2 g of benzoic acid `(C_(6)H_(5)COOH)` dissolved in 25g of benzene shows a depression in freezing point equal to 1.62 K. Molal depression constant for benzene is 4.9 K kg `"mol"^(-1)`. What is the precentage association of acid if it forms dimer in solution ?

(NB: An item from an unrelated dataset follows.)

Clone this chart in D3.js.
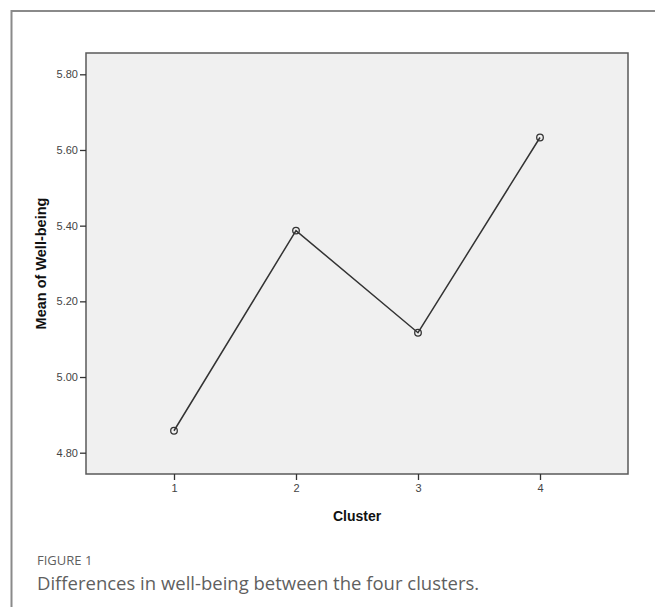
<!DOCTYPE html>
<html><head><meta charset="utf-8">
<script src="https://cdn.jsdelivr.net/npm/d3@7"></script>
<style>
html,body{margin:0;padding:0;background:#fff;}
svg{display:block;}
</style></head>
<body>
<svg id="chart" width="655" height="607"></svg>
<script>
const clusters = [1, 2, 3, 4];
const wellbeing = [4.858, 5.387, 5.117, 5.633];
const yTicks = [4.80, 5.00, 5.20, 5.40, 5.60, 5.80];
const xLabel = "Cluster";
const yLabel = "Mean of Well-being";
const figLabel = "FIGURE 1";
const caption = "Differences in well-being between the four clusters.";

const svg = d3.select("#chart");
svg.append("path").attr("d","M11.5,607 V11 H655").attr("fill","none").attr("stroke","#8a8a8a").attr("stroke-width",2);

const L=86, R=628, T=53, B=474;
const x = d3.scalePoint().domain(clusters).range([L, R]).padding(0.7213);
const y = d3.scaleLinear().domain([4.7437, 5.8563]).range([B, T]);

svg.append("rect").attr("x",L).attr("y",T).attr("width",R-L).attr("height",B-T)
  .attr("fill","#f0f0f0").attr("stroke","#5a5a5a").attr("stroke-width",1.5);

const yAxis = d3.axisLeft(y).tickValues(yTicks).tickFormat(d3.format(".2f")).tickSize(6).tickPadding(2);
const gy = svg.append("g").attr("transform",`translate(${L},0)`).call(yAxis);
gy.select(".domain").remove();
gy.selectAll("line").attr("stroke","#333").attr("stroke-width",1.3);
gy.selectAll("text").attr("font-family","Arial, 'Liberation Sans', sans-serif").attr("font-size",11).attr("fill","#444");

const xAxis = d3.axisBottom(x).tickSize(6).tickPadding(4);
const gx = svg.append("g").attr("transform",`translate(0,${B})`).call(xAxis);
gx.select(".domain").remove();
gx.selectAll("line").attr("stroke","#333").attr("stroke-width",1.3);
gx.selectAll("text").attr("font-family","Arial, 'Liberation Sans', sans-serif").attr("font-size",11).attr("fill","#444");

const line = d3.line().x((d,i)=>x(clusters[i])).y(d=>y(d));
svg.append("path").datum(wellbeing).attr("d",line).attr("fill","none").attr("stroke","#333").attr("stroke-width",1.5);
svg.selectAll("circle.pt").data(wellbeing).enter().append("circle").attr("class","pt")
  .attr("cx",(d,i)=>x(clusters[i])).attr("cy",d=>y(d)).attr("r",3.3)
  .attr("fill","none").attr("stroke","#333").attr("stroke-width",1.3);

svg.append("text").attr("transform",`translate(46,${(T+B)/2}) rotate(-90)`).attr("text-anchor","middle")
  .attr("font-family","Arial, 'Liberation Sans', sans-serif").attr("font-weight","bold").attr("font-size",14.5).attr("fill","#111").text(yLabel);
svg.append("text").attr("x",(L+R)/2).attr("y",521).attr("text-anchor","middle")
  .attr("font-family","Arial, 'Liberation Sans', sans-serif").attr("font-weight","bold").attr("font-size",14).attr("fill","#111").text(xLabel);

svg.append("text").attr("x",37).attr("y",565).attr("font-family","'Open Sans', sans-serif").attr("font-size",13).attr("fill","#5f5f5f").text(figLabel);
svg.append("text").attr("x",37).attr("y",590).attr("font-family","'Open Sans', sans-serif").attr("font-size",18.5).attr("fill","#5f5f5f").text(caption);
</script>
</body></html>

The given quantities are : `omega_(2) = 2 g , K_(f) = 4.9 " K kg mol"^(-1) , omega_(1) = 25 g `
`Å T_(f) =1 .62 K `
Substituting these values in equation (2.36) we get:
`M_(2) = (4.9 " kg mol"^(-1) xx 2 g xx 1000" g kg"^(-1))/(25 g xx 1.62 K ) = 241 . 98 " g mol"^(-1)`
Thus, experimental molar mass of benzoic acid in benzene is
` = 241 . 98 " g mol"^(-1)`
Now consider the following equilibrium for the acid:
` 2 C_(6)H_(5) COOH hArr (C_(6)H_(5)COOH)_(2)`
If x represents the degree of association of the solute then we would have (1 – x ) mol of benzoic acid left in unassociated form and correspondingly `x/2` as associated moles of benzoic acid at equilibrium Therefore, total number of moles of particles at equilibrium is:
` 1 - x + x/2 = 1 - x/2 `
Thus, total number of moles of particles at equilibrium equals van’t Hoff factor i.
But i = `("Normal molar mass ")/( "Abnormal molar mass ")`
` = (122 "g mol"^(-1))/(241 . 98 "g mol"^(-1))`
or `x/2 = 1 - 122/(241.98) = 1 - 0.504 = 0.496`
or ` x = 2 xx 0.496 = 0.992 `
Therefore, degree of association of benzoic acid in benzene is 99.2 %.